I brought up the idea to the aforementioned Darren (currently on indefinite standby in Denver), and he jumped at the opportunity to be my traveling companion. But I soon began to doubt my choice.

"Okay, here's our back story," he blindsided me with one night. "We both grew up here till we were about thirteen, then we moved away. That will explain why it says Denver on our passports. I'm about to get a job and you're a freelance writer so we figured, let's travel across the country together before plunging into adulthood. We'll spend the night before we go to the hostel at my friend's house, which has a fire-pit, smoking our clothes and skin. Then we'll tell everyone that we spent the previous week camping in Rocky Mountain National Park, where we got into a fight, because you were upset that I saw a moose and you didn't."

I calmly informed Darren that, um, no, that would not be our story, then told him I would contact him at the appropriate time. One recent Friday evening, it was time. Darren and I took a cab to the Melbourne International Hostel and Hotel, at 22nd and Welton Streets, and proceeded to check in at the back of a storefront that sells bus rides to Mexico. I wanted to purchase a ticket to Chiapas, but Darren and I had work to do here in Denver. In the small, stale office of the hostel, a women sort of spoke English at us while what appeared to be a recently lobotomized Cro-Magnon male grunted painfully from his seat. I informed her of our reservation, and she asked if we had a student travel card. Darren promptly unearthed some sort of teacher travel card from his meandering in China, where people eat dogs. The woman studied the card and then showed it to the man. He grunted his approval.
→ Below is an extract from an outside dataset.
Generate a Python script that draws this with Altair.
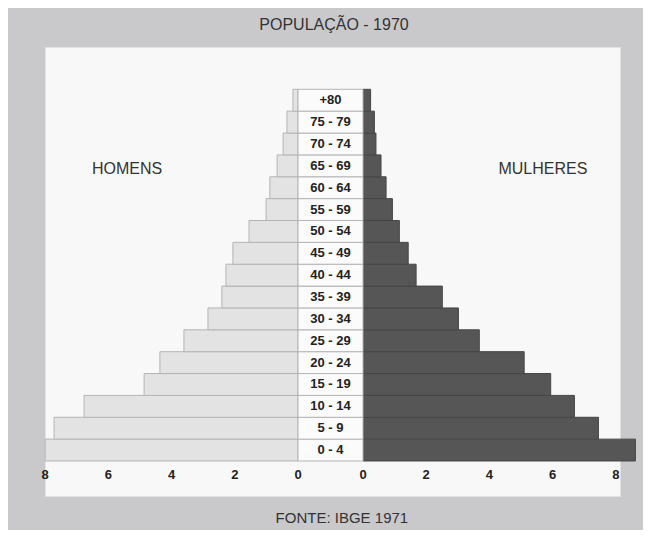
import altair as alt
import pandas as pd

# ---- data (% of population) ----
ages = ["0 - 4", "5 - 9", "10 - 14", "15 - 19", "20 - 24", "25 - 29", "30 - 34",
        "35 - 39", "40 - 44", "45 - 49", "50 - 54", "55 - 59", "60 - 64",
        "65 - 69", "70 - 74", "75 - 79", "+80"]
homens = [8.0, 7.72, 6.77, 4.87, 4.37, 3.61, 2.85, 2.41, 2.28, 2.06, 1.55,
          1.01, 0.89, 0.66, 0.47, 0.35, 0.16]
mulheres = [8.62, 7.45, 6.69, 5.94, 5.10, 3.68, 3.02, 2.51, 1.68, 1.43, 1.15,
            0.93, 0.73, 0.57, 0.41, 0.36, 0.24]
ticks = [0, 2, 4, 6, 8]

title_text = "POPULAÇÃO - 1970"
source_text = "FONTE: IBGE 1971"

# ---- layout constants ----
G = 1.0285          # half width of the central label column, in axis units
FONT = "Liberation Sans"
W, H = 575, 449

df = pd.DataFrame({"idade": ages, "homens": homens, "mulheres": mulheres,
                   "idx": list(range(len(ages)))})
tick_df = pd.DataFrame({"v": ticks})

xs = alt.Scale(domain=[-9.035, 9.161], nice=False, zero=False)
ys = alt.Scale(domain=[-1.601, 18.935], nice=False, zero=False)

base = alt.Chart(df).transform_calculate(
    y0="datum.idx", y1="datum.idx + 1", ym="datum.idx + 0.5",
    hl=f"-({G} + datum.homens)", hr=f"-{G}",
    ml=f"{G}", mr=f"{G} + datum.mulheres", xc="0",
)

men = base.mark_rect(fill="#e3e3e3", stroke="#b4b4b4", strokeWidth=1).encode(
    x=alt.X("hl:Q", scale=xs, axis=None), x2="hr:Q",
    y=alt.Y("y0:Q", scale=ys, axis=None), y2="y1:Q",
)
women = base.mark_rect(fill="#565656", stroke="#464646", strokeWidth=1).encode(
    x=alt.X("ml:Q", scale=xs, axis=None), x2="mr:Q",
    y=alt.Y("y0:Q", scale=ys, axis=None), y2="y1:Q",
)
column = base.mark_rect(fill="#fbfbfb", stroke="#b4b4b4", strokeWidth=1).encode(
    x=alt.X("hr:Q", scale=xs, axis=None), x2="ml:Q",
    y=alt.Y("y0:Q", scale=ys, axis=None), y2="y1:Q",
)
labels = base.mark_text(font=FONT, fontSize=13, fontWeight="bold", color="#222222",
                        baseline="middle").encode(
    x=alt.X("xc:Q", scale=xs, axis=None), y=alt.Y("ym:Q", scale=ys, axis=None),
    text="idade:N",
)

tick_base = alt.Chart(tick_df).transform_calculate(
    xl=f"-({G} + datum.v)", xr=f"{G} + datum.v", yt="-0.64"
)
tick_left = tick_base.mark_text(font=FONT, fontSize=13, fontWeight="bold",
                                color="#222222", baseline="middle").encode(
    x=alt.X("xl:Q", scale=xs, axis=None), y=alt.Y("yt:Q", scale=ys, axis=None),
    text="v:Q",
)
tick_right = tick_base.mark_text(font=FONT, fontSize=13, fontWeight="bold",
                                 color="#222222", baseline="middle").encode(
    x=alt.X("xr:Q", scale=xs, axis=None), y=alt.Y("yt:Q", scale=ys, axis=None),
    text="v:Q",
)


def note(text, x, y, size):
    return alt.Chart(pd.DataFrame({"t": [text]})).transform_calculate(
        nx=str(x), ny=str(y)
    ).mark_text(
        font=FONT, fontSize=size, color="#333333", baseline="middle"
    ).encode(x=alt.X("nx:Q", scale=xs, axis=None),
             y=alt.Y("ny:Q", scale=ys, axis=None), text="t:N")


chart = alt.layer(
    men, women, column, labels, tick_left, tick_right,
    note("HOMENS", -6.44, 13.36, 16),
    note("MULHERES", 6.72, 13.36, 16),
    note(title_text, 0.11, 19.94, 16),
    note(source_text, 0.36, -2.61, 15),
).properties(
    width=W, height=H,
    autosize=alt.AutoSizeParams(type="none"),
    padding={"left": 37, "top": 39, "right": 23, "bottom": 34},
    background="#c9c9cc",
).configure_view(fill="#f8f8f8", stroke="#e2e2e2", strokeWidth=1)

chart.save("out.html", embed_options={"renderer": "svg", "actions": False})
That LoboCop was calling the shots should have been our first sign to flee, but we were still too excited to see what would happen next.

And what happened next was absolutely fucking nothing. Decently clean rooms, bunk beds, creepy time-worn red carpets that evoked memories of the Stanley Hotel — and almost no one else staying there. A guy was apparently staying in our room, but we never saw him. We studied his belongings and concluded that he was Japanese from the sheer wealth of technological gadgets he possessed, but we couldn't roll around with our fellow travelers — which, in my experience, is the only reason to stay in a hostel in the first place.

"What would we do if we were in a foreign country?" Darren asked after we'd dropped our stuff.

"We would get booze."

"Exactly," Darren said. "Let's go get some booze and come back and try to drink with whoever's here."

Cue problem number two with this hostel: not a liquor store in sight. We were in downtown Denver on a Friday night, and Darren and I wandered for blocks looking for any sort of elixir. We settled for a few drinks at the Old Curtis Street bar, then decided to return to the hostel to see if anyone new had shown up.

And lo, a voice in the hallway — another traveler, a chance to expand my horizons! I found a young Czech girl smoking a cigarette, alone, and engaged her in conversation. Although it was obvious that she loathed my very presence, she deigned to tell me that she was here for the summer, living in the hostel and working at Office Depot, of all places. She then added that she hated Denver.

"It's so boring," she said. "There's nothing to do here."

Well, fucking duh, Prague, you situated yourself in quite possibly the dullest place in the city, and you sell staplers. When I offered to take her out with Darren and me, show her the sights, she extinguished her cigarette haughtily. "I have to work at eight in the morning," she scoffed, before making her way back to her room.

Somewhere, some unseen someone piled on one last piece of straw, and the camel's back was officially broken.

"Pack your bag," I said to Darren, who was in our room studying what appeared to be a sound mixer at the foot of the Japanese guy's bed.

"Really?" he asked.

"Fuck, yes. We have homes here, we have friends, there's no reason to continue to soak up this misery."

If there's one thing that traveling has taught me — beyond who I really am, of course — it's to recognize a shitty situation when you see one, and do everything in your power to escape it. So we called a cab and got the fuck out of Dodge, heading off to get drunk with friends in a bar we've been in a million times before. My experiment had failed. I didn't feel like I'd seen anything new, and to add insult to injury, it was Darren who contracted scabies, not me.

On the bright side, though, only three more months till I can take another vacation.